ANJ:  I’m sure that’s going to be a lot sooner than anticipated. I’m guessing within the early years of the 2020s because those things are starting to die out, since most of them are only for cash grabs as you guys have said. Like the DC movies and all that. Good storytelling is catching our eyes more. Movies like The Old Man With the Gun and Crazy Rich Asians. The Old Man With the Gun does something different because–

MP: It’s an old man with a gun.

(Everyone laughs)

ANJ: Right, you don’t really see that in media. While Crazy Rich Asians has a whole romance pattern where it’s like, ‘can I be with this person but their family hates me, let me prove them wrong and be the better person in this situation’. But it’s done in a new way. They’re good because their storytelling is good, their cinematography is good, and they are interesting. Superhero movies aren’t different anymore, so that’s why they’ll die out soon.

BC: It’s also the complexity of all of them. One reason Aquaman has been successful is that it’s a standalone film. They didn’t have to rely on the other DC films or rely on the plots of them to tell the story.

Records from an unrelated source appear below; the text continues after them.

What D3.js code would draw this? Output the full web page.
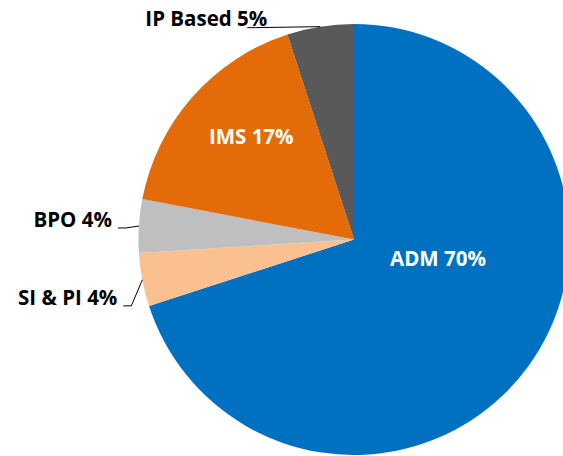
<!DOCTYPE html>
<html>
<head>
<meta charset="utf-8">
<script src="https://cdn.jsdelivr.net/npm/d3@7"></script>
<style>
  body { margin: 0; background: #fff; }
  svg { display: block; font-family: "Open Sans", "DejaVu Sans", sans-serif; }
</style>
</head>
<body>
<div id="chart"></div>
<script>
const categories = ['ADM', 'SI & PI', 'BPO', 'IMS', 'IP Based'];
const shares = [70, 4, 4, 17, 5];
const colors = ['#0070C0', '#FAC090', '#BFBFBF', '#E36C09', '#595959'];

const width = 563;
const height = 456;
const cx = 354;
const cy = 239.5;
const radius = 215.5;

const data = categories.map((name, i) => ({ name, value: shares[i], color: colors[i] }));

const pie = d3.pie()
  .value(d => d.value)
  .sort(null);

const arc = d3.arc()
  .innerRadius(0)
  .outerRadius(radius);

// label placement, tweaked by eye against the original
const labelStyle = {
  'ADM': { inside: true, r: 0, dx: 84, dy: 26 },
  'IMS': { inside: true, r: 145, dx: 6, dy: 0 },
  'IP Based': { inside: false, elbow: [-65, 1], text: [-53, -1] },
  'BPO': { inside: false, elbow: [-13, 2], text: [-27, 1] },
  'SI & PI': { inside: false, elbow: [-11, 26], text: [-25, 25] }
};

const svg = d3.select('#chart').append('svg')
  .attr('width', width)
  .attr('height', height);

const g = svg.append('g')
  .attr('transform', `translate(${cx}, ${cy})`);

const arcs = pie(data);

g.selectAll('path.slice')
  .data(arcs)
  .enter().append('path')
  .attr('class', 'slice')
  .attr('d', arc)
  .attr('fill', d => d.data.color);

arcs.forEach(d => {
  const s = labelStyle[d.data.name];
  const mid = (d.startAngle + d.endAngle) / 2;
  const label = `${d.data.name} ${d.data.value}%`;

  if (s.inside) {
    const x = s.r * Math.sin(mid) + s.dx;
    const y = -s.r * Math.cos(mid) + s.dy;
    g.append('text')
      .attr('x', x)
      .attr('y', y)
      .attr('text-anchor', 'middle')
      .attr('fill', '#fff')
      .attr('font-weight', 700)
      .attr('font-size', '20.5px')
      .text(label);
  } else {
    const ex = radius * Math.sin(mid);
    const ey = -radius * Math.cos(mid);
    const p1 = [ex + s.elbow[0], ey + s.elbow[1]];
    const p2 = [p1[0] - 8, p1[1]];
    g.append('path')
      .attr('d', d3.line()([[ex, ey], p1, p2]))
      .attr('fill', 'none')
      .attr('stroke', '#000')
      .attr('stroke-width', 1);
    g.append('text')
      .attr('x', ex + s.text[0])
      .attr('y', ey + s.text[1])
      .attr('text-anchor', 'end')
      .attr('fill', '#000')
      .attr('font-weight', 700)
      .attr('font-size', '20.5px')
      .text(label);
  }
});
</script>
</body>
</html>
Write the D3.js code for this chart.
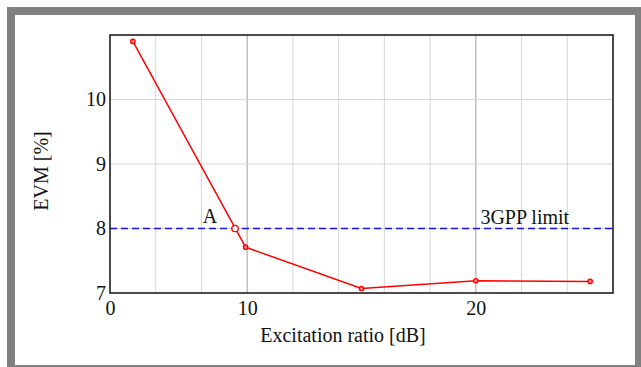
<!DOCTYPE html>
<html>
<head>
<meta charset="utf-8">
<script src="https://cdn.jsdelivr.net/npm/d3@7"></script>
<style>
  body { margin: 0; background: #fff; }
  svg text { font-family: "Liberation Serif", "Times New Roman", "DejaVu Serif", serif; fill: #111; }
</style>
</head>
<body>
<div id="chart"></div>
<script>
// data
const ratio = [5, 9.93, 15, 20, 25];          // excitation ratio [dB]
const evm = [10.9, 7.71, 7.07, 7.19, 7.18];   // EVM [%]
const pointA = { x: 9.47, y: 8.0, label: "A" };
const limit = { y: 8, label: "3GPP limit" };
const xTicks = [4, 10, 20];
const xTickLabels = ["0", "10", "20"];
const yTicks = [7, 8, 9, 10];
const xGrid = [6, 8, 10, 12, 14, 16, 18, 20, 22, 24];
const xMajorGrid = [10, 20];

const W = 641, H = 367;
const margin = { top: 35, right: 28, bottom: 74, left: 110 };
const width = W - margin.left - margin.right;
const height = H - margin.top - margin.bottom;
const serif = "'Liberation Serif', 'Times New Roman', serif";

const svg = d3.select("#chart").append("svg")
  .attr("width", W)
  .attr("height", H);

// gray frame round the figure
svg.append("rect")
  .attr("x", 11).attr("y", 11)
  .attr("width", 628).attr("height", 358)
  .attr("fill", "none")
  .attr("stroke", "#808080")
  .attr("stroke-width", 8);

const x = d3.scaleLinear().domain([4, 26]).range([0, width]);
const y = d3.scaleLinear().domain([7, 11]).range([height, 0]);

const g = svg.append("g")
  .attr("transform", `translate(${margin.left},${margin.top})`);

// grid lines
g.selectAll(".vgrid")
  .data(xGrid)
  .enter().append("line")
  .attr("x1", d => x(d)).attr("x2", d => x(d))
  .attr("y1", 0).attr("y2", height)
  .attr("stroke", d => xMajorGrid.includes(d) ? "#b4b4b4" : "#d6d6d6")
  .attr("stroke-width", d => xMajorGrid.includes(d) ? 1.3 : 1);

g.selectAll(".hgrid")
  .data(yTicks.slice(1))
  .enter().append("line")
  .attr("x1", 0).attr("x2", width)
  .attr("y1", d => y(d)).attr("y2", d => y(d))
  .attr("stroke", "#d6d6d6");

// 3GPP limit
g.append("line")
  .attr("x1", 0).attr("x2", width)
  .attr("y1", y(limit.y)).attr("y2", y(limit.y))
  .attr("stroke", "#1515e0")
  .attr("stroke-width", 1.5)
  .attr("stroke-dasharray", "7,4");

g.append("text")
  .attr("x", x(20.2))
  .attr("y", y(limit.y) - 5)
  .style("font-family", serif)
  .style("font-size", "20px")
  .text(limit.label);

// axes
const xAxis = d3.axisBottom(x)
  .tickValues(xTicks)
  .tickSize(0)
  .tickPadding(8)
  .tickFormat((d, i) => xTickLabels[i]);
const yAxis = d3.axisLeft(y)
  .tickValues(yTicks)
  .tickSize(0)
  .tickPadding(4)
  .tickFormat(d3.format("d"));

g.append("g")
  .attr("transform", `translate(0,${height})`)
  .call(xAxis)
  .call(a => a.select(".domain").remove())
  .selectAll("text")
  .attr("fill", "#111")
  .style("font-size", "20px")
  .style("font-family", serif);

g.append("g")
  .call(yAxis)
  .call(a => a.select(".domain").remove())
  .selectAll("text")
  .attr("fill", "#111")
  .style("font-size", "20px")
  .style("font-family", serif);

// plot frame
g.append("rect")
  .attr("width", width).attr("height", height)
  .attr("fill", "none")
  .attr("stroke", "#111")
  .attr("stroke-width", 1.5);

// series
const line = d3.line()
  .x((d, i) => x(ratio[i]))
  .y(d => y(d));

g.append("path")
  .datum(evm)
  .attr("d", line)
  .attr("fill", "none")
  .attr("stroke", "#ff0000")
  .attr("stroke-width", 1.5);

g.selectAll(".pt")
  .data(evm)
  .enter().append("circle")
  .attr("cx", (d, i) => x(ratio[i]))
  .attr("cy", d => y(d))
  .attr("r", 2.2)
  .attr("fill", "#ff8080")
  .attr("stroke", "#ff0000")
  .attr("stroke-width", 1.3);

// point A
g.append("circle")
  .attr("cx", x(pointA.x))
  .attr("cy", y(pointA.y))
  .attr("r", 3.2)
  .attr("fill", "#fff")
  .attr("stroke", "#ff0000")
  .attr("stroke-width", 1.3);

g.append("text")
  .attr("x", x(8.06))
  .attr("y", y(pointA.y) - 6)
  .style("font-family", serif)
  .style("font-size", "20px")
  .text(pointA.label);

// axis titles
svg.append("text")
  .attr("x", 343)
  .attr("y", 342)
  .attr("text-anchor", "middle")
  .style("font-family", serif)
  .style("font-size", "20px")
  .text("Excitation ratio [dB]");

svg.append("text")
  .attr("transform", `translate(48,171) rotate(-90)`)
  .attr("text-anchor", "middle")
  .style("font-family", serif)
  .style("font-size", "20px")
  .text("EVM [%]");
</script>
</body>
</html>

They only mention events from Justice League once.  That’s why Bumblebee was successful–it didn’t have to go with those other Transformers movies since it was a prequel. It’s kind of going back to basics with a lot of these tired franchises. And a lot of older directors and concepts are stepping aside to let new voices in and letting them tell new stories. One of the most spectacular new voices was Bo Burnham of all people with Eighth Grade. Eighth Grade is truly uncomfortable because if you’ve ever been in eighth grade, it captures the experience of not fitting in and not knowing what’s going on perfectly. Jonah Hill’s Mid 90s was also very well put together, and so I think we’re seeing a new stable of actors and directors coming in and a very back to basics philosophy that I think is going to benefit us in 2019.